## MATERIAL

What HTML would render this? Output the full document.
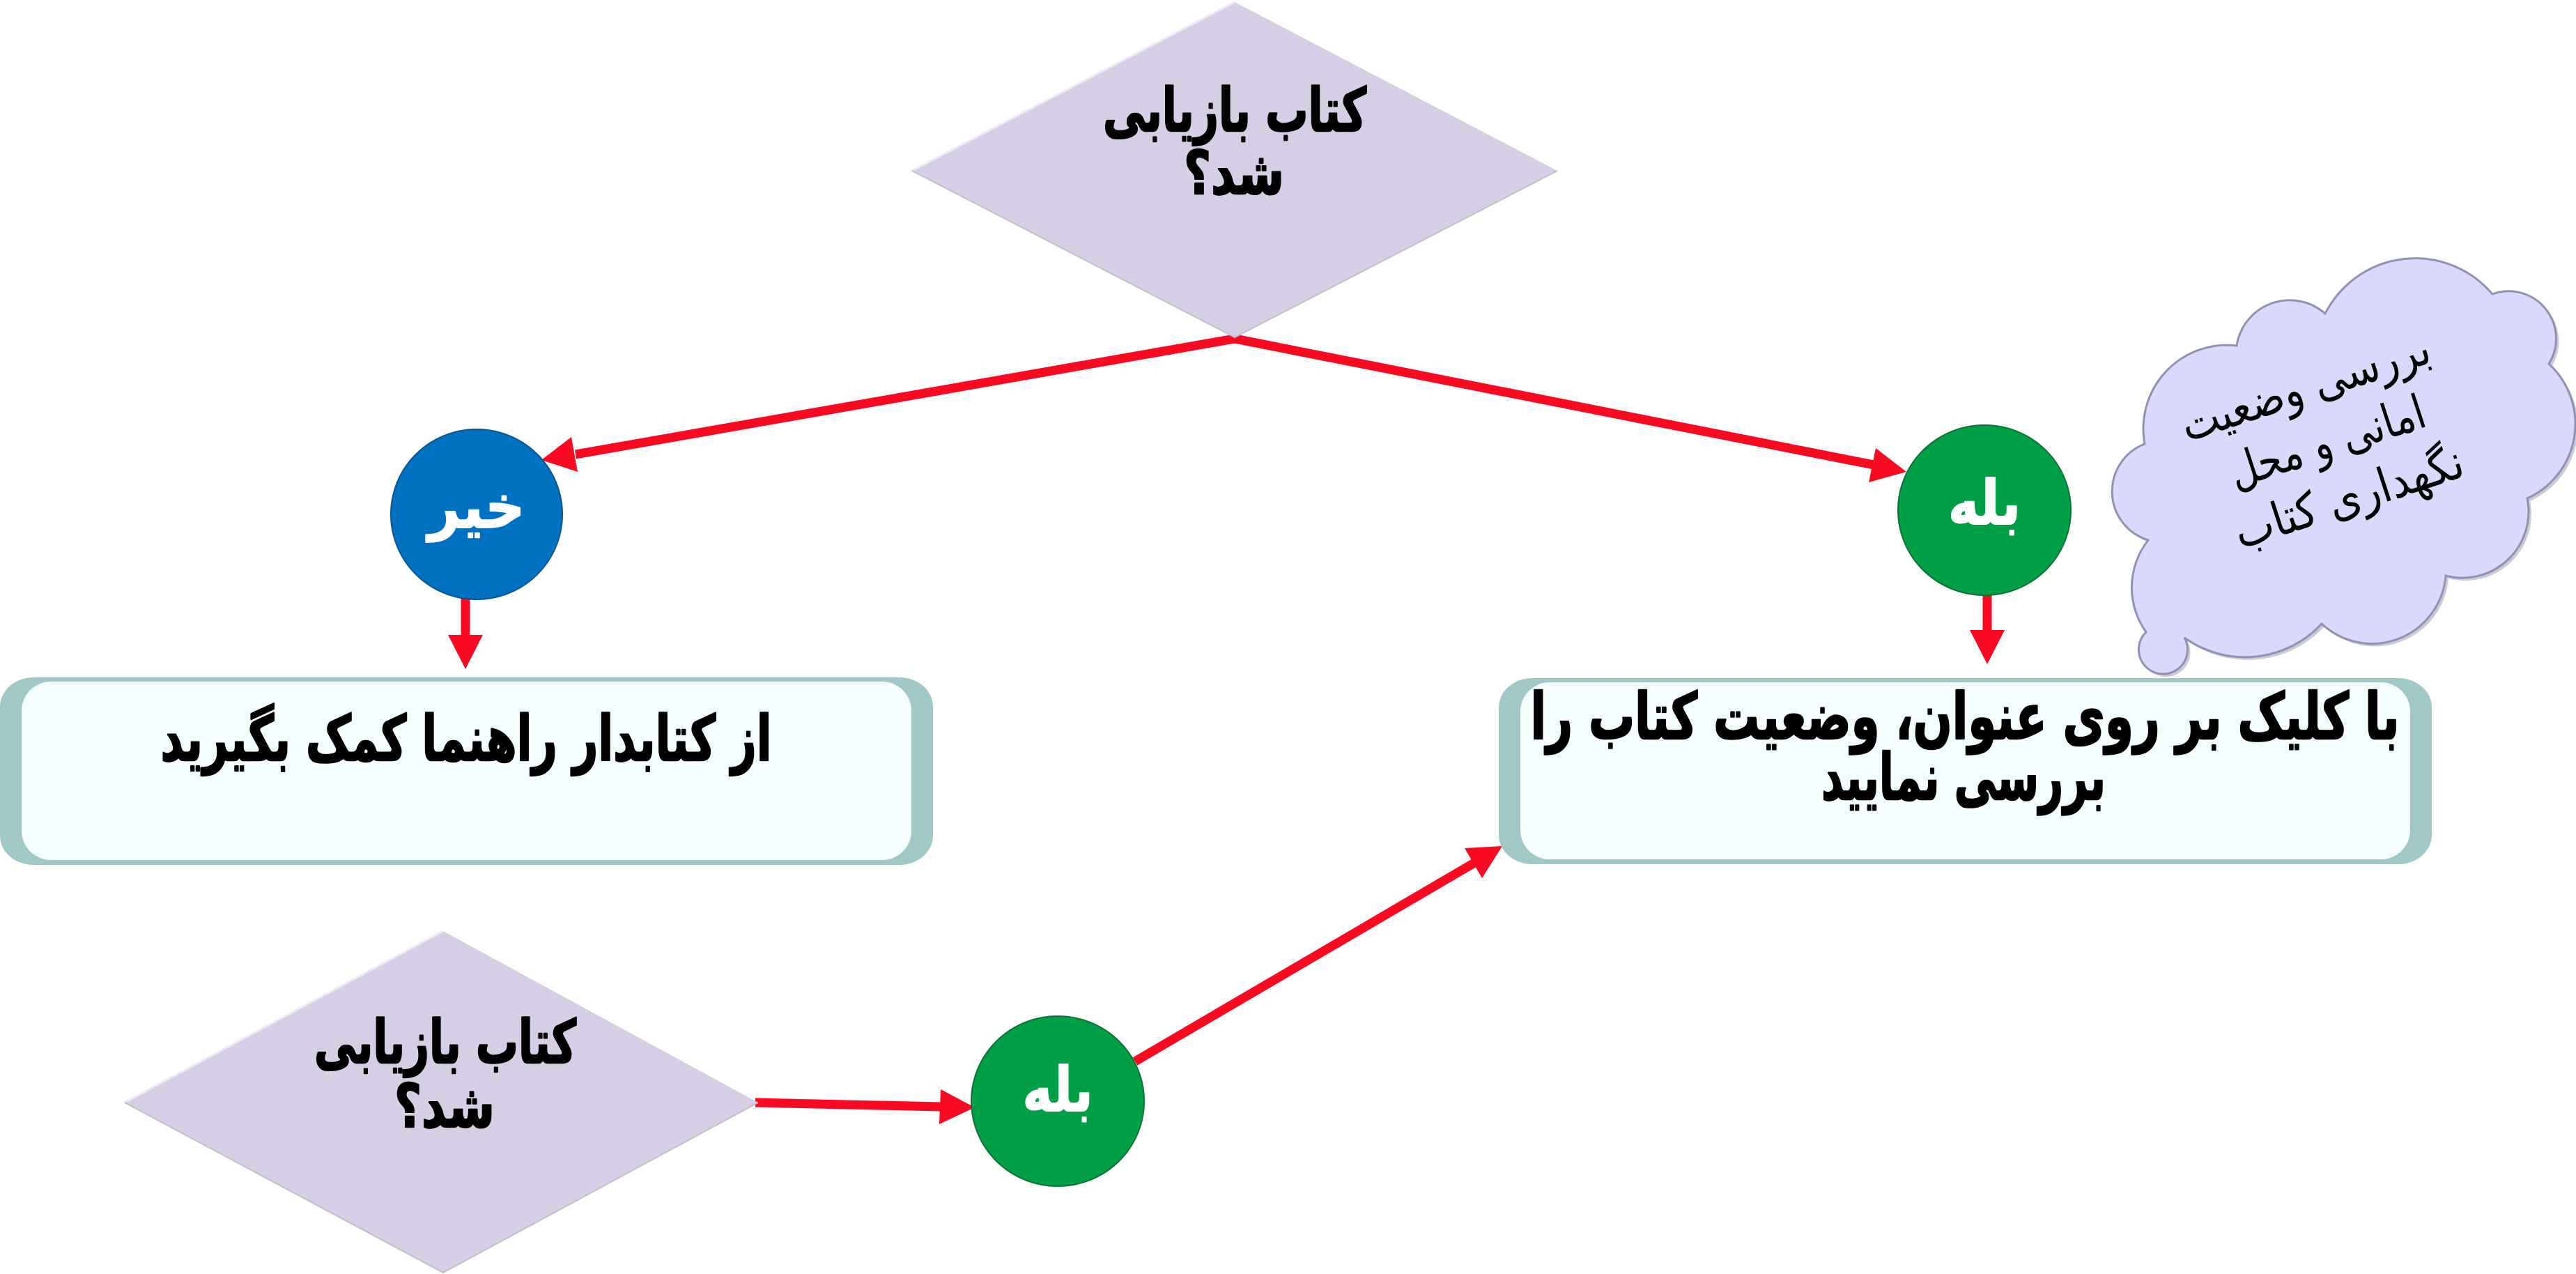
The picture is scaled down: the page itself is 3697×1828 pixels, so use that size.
<!DOCTYPE html>
<html>
<head>
<meta charset="utf-8">
<style>
html,body{margin:0;padding:0;background:#ffffff;width:3697px;height:1828px;overflow:hidden}
svg{display:block}
</style>
</head>
<body>
<svg width="3697" height="1828" viewBox="0 0 3697 1828" xmlns="http://www.w3.org/2000/svg" font-family="'DejaVu Sans', sans-serif">
  <rect x="0" y="0" width="3697" height="1828" fill="#ffffff"/>

  <!-- Connectors -->
  <g stroke="#F80A22" stroke-width="13" stroke-linecap="butt" fill="none">
    <line x1="1772" y1="486" x2="826" y2="652"/>
    <line x1="1772" y1="486" x2="2689" y2="667"/>
    <line x1="668" y1="856" x2="668" y2="913"/>
    <line x1="2852" y1="850" x2="2852" y2="906"/>
    <line x1="1084" y1="1582" x2="1351" y2="1588"/>
    <line x1="1629" y1="1523" x2="2116" y2="1238"/>
  </g>
  <g fill="#F80A22">
    <polygon points="777,660 829,677 820,627"/>
    <polygon points="2736,677 2692,643 2682,692"/>
    <polygon points="668,960 643,911 693,911"/>
    <polygon points="2852,953 2827,904 2877,904"/>
    <polygon points="1399,1589 1350,1563 1348,1613"/>
    <polygon points="2156,1214 2127,1260 2102,1217"/>
  </g>

  <!-- Top diamond -->
  <polygon points="1309,245 1772,3 2235,245 1772,484" fill="#D6CEE5"/>
  <polyline points="1309,245 1772,3" stroke="#EEE8FA" stroke-width="3" fill="none"/>
  <polyline points="2235,245 1772,484 1309,245" stroke="#C2BDCB" stroke-width="2" fill="none"/>

  <!-- Bottom diamond -->
  <polygon points="179,1582 636,1336 1088,1582 636,1826" fill="#D6CEE5"/>
  <polyline points="179,1582 636,1336" stroke="#EEE8FA" stroke-width="3" fill="none"/>
  <polyline points="1088,1582 636,1826 179,1582" stroke="#C2BDCB" stroke-width="2" fill="none"/>

  <!-- Circles -->
  <ellipse cx="684" cy="738" rx="123" ry="122" fill="#0070C0" stroke="#0B558F" stroke-width="2"/>
  <ellipse cx="2848" cy="732" rx="124" ry="122" fill="#009E47" stroke="#0B7236" stroke-width="2"/>
  <ellipse cx="1518" cy="1580" rx="124" ry="122" fill="#009E47" stroke="#0B7236" stroke-width="2"/>

  <!-- Left box -->
  <rect x="0" y="972" width="1339" height="269" rx="48" ry="42" fill="#A1C7C6"/>
  <rect x="31" y="978" width="1277" height="256" rx="42" ry="42" fill="#F5FEFE"/>

  <!-- Right box -->
  <rect x="2151" y="973" width="1339" height="267" rx="48" ry="42" fill="#A1C7C6"/>
  <rect x="2182" y="979" width="1277" height="254" rx="42" ry="42" fill="#F5FEFE"/>

  <!-- Cloud -->
  <path d="M 3341,454 A 145,145 0 0 1 3581,426 A 68,68 0 0 1 3662,526 A 117,117 0 0 1 3631,719 A 95,95 0 0 1 3514,830 A 106,106 0 0 1 3336,899 A 150,150 0 0 1 3139,919 A 35,35 0 1 1 3084,911 A 110,110 0 0 1 3087,779 A 73,73 0 0 1 3082,641 A 120,120 0 0 1 3214,500 A 77,77 0 0 1 3341,454 Z" fill="#A8A6BC" opacity="0.6"/>
  <path d="M 3337,450 A 145,145 0 0 1 3577,422 A 68,68 0 0 1 3658,522 A 117,117 0 0 1 3627,715 A 95,95 0 0 1 3510,826 A 106,106 0 0 1 3332,895 A 150,150 0 0 1 3135,915 A 35,35 0 1 1 3080,907 A 110,110 0 0 1 3083,775 A 73,73 0 0 1 3078,637 A 120,120 0 0 1 3210,496 A 77,77 0 0 1 3337,450 Z" fill="#D9D9FB" stroke="#9490B4" stroke-width="3"/>

  <!-- Text: diamonds -->
  <g font-weight="bold" fill="#000000" stroke="#000000" stroke-width="2.5" stroke-linejoin="round" text-anchor="middle" direction="rtl">
    <text x="1772" y="188" font-size="86" textLength="378" lengthAdjust="spacingAndGlyphs">کتاب بازیابی</text>
    <text x="1771" y="278" font-size="86" textLength="144" lengthAdjust="spacingAndGlyphs">شد؟</text>
    <text x="639" y="1525" font-size="86" textLength="376" lengthAdjust="spacingAndGlyphs">کتاب بازیابی</text>
    <text x="638" y="1617" font-size="86" textLength="144" lengthAdjust="spacingAndGlyphs">شد؟</text>

    <!-- Boxes -->
    <text x="669" y="1091" font-size="90" textLength="877" lengthAdjust="spacingAndGlyphs">از کتابدار راهنما کمک بگیرید</text>
    <text x="2820" y="1060" font-size="92" textLength="1247" lengthAdjust="spacingAndGlyphs">با کلیک بر روی عنوان، وضعیت کتاب را</text>
    <text x="2818" y="1147" font-size="92" textLength="408" lengthAdjust="spacingAndGlyphs">بررسی نمایید</text>
  </g>

  <!-- Text: circles -->
  <g font-weight="bold" fill="#FFFFFF" stroke="#FFFFFF" stroke-width="2" stroke-linejoin="round" text-anchor="middle" direction="rtl">
    <text x="684" y="757" font-size="86" textLength="139" lengthAdjust="spacingAndGlyphs">خیر</text>
    <text x="2848" y="752" font-size="88" textLength="104" lengthAdjust="spacingAndGlyphs">بله</text>
    <text x="1518" y="1594" font-size="88" textLength="101" lengthAdjust="spacingAndGlyphs">بله</text>
  </g>

  <!-- Text: cloud -->
  <g transform="rotate(-18 3340 635)" fill="#000000" text-anchor="middle" direction="rtl" font-size="68">
    <text x="3335" y="572" textLength="372" lengthAdjust="spacingAndGlyphs">بررسی وضعیت</text>
    <text x="3340" y="657" textLength="292" lengthAdjust="spacingAndGlyphs">امانی و محل</text>
    <text x="3345" y="742" textLength="342" lengthAdjust="spacingAndGlyphs">نگهداری کتاب</text>
  </g>
</svg>
</body>
</html>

## EXERCISE TASK
All of the material above should be reproduced exactly, except the pictures.

## EXERCISE OUTPUT
What HTML would render this? Output the full document.
The picture is scaled down: the page itself is 3697×1828 pixels, so use that size.
<!DOCTYPE html>
<html>
<head>
<meta charset="utf-8">
<style>
html,body{margin:0;padding:0;background:#ffffff;width:3697px;height:1828px;overflow:hidden}
svg{display:block}
</style>
</head>
<body>
<svg width="3697" height="1828" viewBox="0 0 3697 1828" xmlns="http://www.w3.org/2000/svg" font-family="'DejaVu Sans', sans-serif">
  <rect x="0" y="0" width="3697" height="1828" fill="#ffffff"/>

  <!-- Connectors -->
  <g stroke="#F80A22" stroke-width="13" stroke-linecap="butt" fill="none">
    <line x1="1772" y1="486" x2="826" y2="652"/>
    <line x1="1772" y1="486" x2="2689" y2="667"/>
    <line x1="668" y1="856" x2="668" y2="913"/>
    <line x1="2852" y1="850" x2="2852" y2="906"/>
    <line x1="1084" y1="1582" x2="1351" y2="1588"/>
    <line x1="1629" y1="1523" x2="2116" y2="1238"/>
  </g>
  <g fill="#F80A22">
    <polygon points="777,660 829,677 820,627"/>
    <polygon points="2736,677 2692,643 2682,692"/>
    <polygon points="668,960 643,911 693,911"/>
    <polygon points="2852,953 2827,904 2877,904"/>
    <polygon points="1399,1589 1350,1563 1348,1613"/>
    <polygon points="2156,1214 2127,1260 2102,1217"/>
  </g>

  <!-- Top diamond -->
  <polygon points="1309,245 1772,3 2235,245 1772,484" fill="#D6CEE5"/>
  <polyline points="1309,245 1772,3" stroke="#EEE8FA" stroke-width="3" fill="none"/>
  <polyline points="2235,245 1772,484 1309,245" stroke="#C2BDCB" stroke-width="2" fill="none"/>

  <!-- Bottom diamond -->
  <polygon points="179,1582 636,1336 1088,1582 636,1826" fill="#D6CEE5"/>
  <polyline points="179,1582 636,1336" stroke="#EEE8FA" stroke-width="3" fill="none"/>
  <polyline points="1088,1582 636,1826 179,1582" stroke="#C2BDCB" stroke-width="2" fill="none"/>

  <!-- Circles -->
  <ellipse cx="684" cy="738" rx="123" ry="122" fill="#0070C0" stroke="#0B558F" stroke-width="2"/>
  <ellipse cx="2848" cy="732" rx="124" ry="122" fill="#009E47" stroke="#0B7236" stroke-width="2"/>
  <ellipse cx="1518" cy="1580" rx="124" ry="122" fill="#009E47" stroke="#0B7236" stroke-width="2"/>

  <!-- Left box -->
  <rect x="0" y="972" width="1339" height="269" rx="48" ry="42" fill="#A1C7C6"/>
  <rect x="31" y="978" width="1277" height="256" rx="42" ry="42" fill="#F5FEFE"/>

  <!-- Right box -->
  <rect x="2151" y="973" width="1339" height="267" rx="48" ry="42" fill="#A1C7C6"/>
  <rect x="2182" y="979" width="1277" height="254" rx="42" ry="42" fill="#F5FEFE"/>

  <!-- Cloud -->
  <path d="M 3341,454 A 145,145 0 0 1 3581,426 A 68,68 0 0 1 3662,526 A 117,117 0 0 1 3631,719 A 95,95 0 0 1 3514,830 A 106,106 0 0 1 3336,899 A 150,150 0 0 1 3139,919 A 35,35 0 1 1 3084,911 A 110,110 0 0 1 3087,779 A 73,73 0 0 1 3082,641 A 120,120 0 0 1 3214,500 A 77,77 0 0 1 3341,454 Z" fill="#A8A6BC" opacity="0.6"/>
  <path d="M 3337,450 A 145,145 0 0 1 3577,422 A 68,68 0 0 1 3658,522 A 117,117 0 0 1 3627,715 A 95,95 0 0 1 3510,826 A 106,106 0 0 1 3332,895 A 150,150 0 0 1 3135,915 A 35,35 0 1 1 3080,907 A 110,110 0 0 1 3083,775 A 73,73 0 0 1 3078,637 A 120,120 0 0 1 3210,496 A 77,77 0 0 1 3337,450 Z" fill="#D9D9FB" stroke="#9490B4" stroke-width="3"/>

  <!-- Text: diamonds -->
  <g font-weight="bold" fill="#000000" stroke="#000000" stroke-width="2.5" stroke-linejoin="round" text-anchor="middle" direction="rtl">
    <text x="1772" y="188" font-size="86" textLength="378" lengthAdjust="spacingAndGlyphs">کتاب بازیابی</text>
    <text x="1771" y="278" font-size="86" textLength="144" lengthAdjust="spacingAndGlyphs">شد؟</text>
    <text x="639" y="1525" font-size="86" textLength="376" lengthAdjust="spacingAndGlyphs">کتاب بازیابی</text>
    <text x="638" y="1617" font-size="86" textLength="144" lengthAdjust="spacingAndGlyphs">شد؟</text>

    <!-- Boxes -->
    <text x="669" y="1091" font-size="90" textLength="877" lengthAdjust="spacingAndGlyphs">از کتابدار راهنما کمک بگیرید</text>
    <text x="2820" y="1060" font-size="92" textLength="1247" lengthAdjust="spacingAndGlyphs">با کلیک بر روی عنوان، وضعیت کتاب را</text>
    <text x="2818" y="1147" font-size="92" textLength="408" lengthAdjust="spacingAndGlyphs">بررسی نمایید</text>
  </g>

  <!-- Text: circles -->
  <g font-weight="bold" fill="#FFFFFF" stroke="#FFFFFF" stroke-width="2" stroke-linejoin="round" text-anchor="middle" direction="rtl">
    <text x="684" y="757" font-size="86" textLength="139" lengthAdjust="spacingAndGlyphs">خیر</text>
    <text x="2848" y="752" font-size="88" textLength="104" lengthAdjust="spacingAndGlyphs">بله</text>
    <text x="1518" y="1594" font-size="88" textLength="101" lengthAdjust="spacingAndGlyphs">بله</text>
  </g>

  <!-- Text: cloud -->
  <g transform="rotate(-18 3340 635)" fill="#000000" text-anchor="middle" direction="rtl" font-size="68">
    <text x="3335" y="572" textLength="372" lengthAdjust="spacingAndGlyphs">بررسی وضعیت</text>
    <text x="3340" y="657" textLength="292" lengthAdjust="spacingAndGlyphs">امانی و محل</text>
    <text x="3345" y="742" textLength="342" lengthAdjust="spacingAndGlyphs">نگهداری کتاب</text>
  </g>
</svg>
</body>
</html>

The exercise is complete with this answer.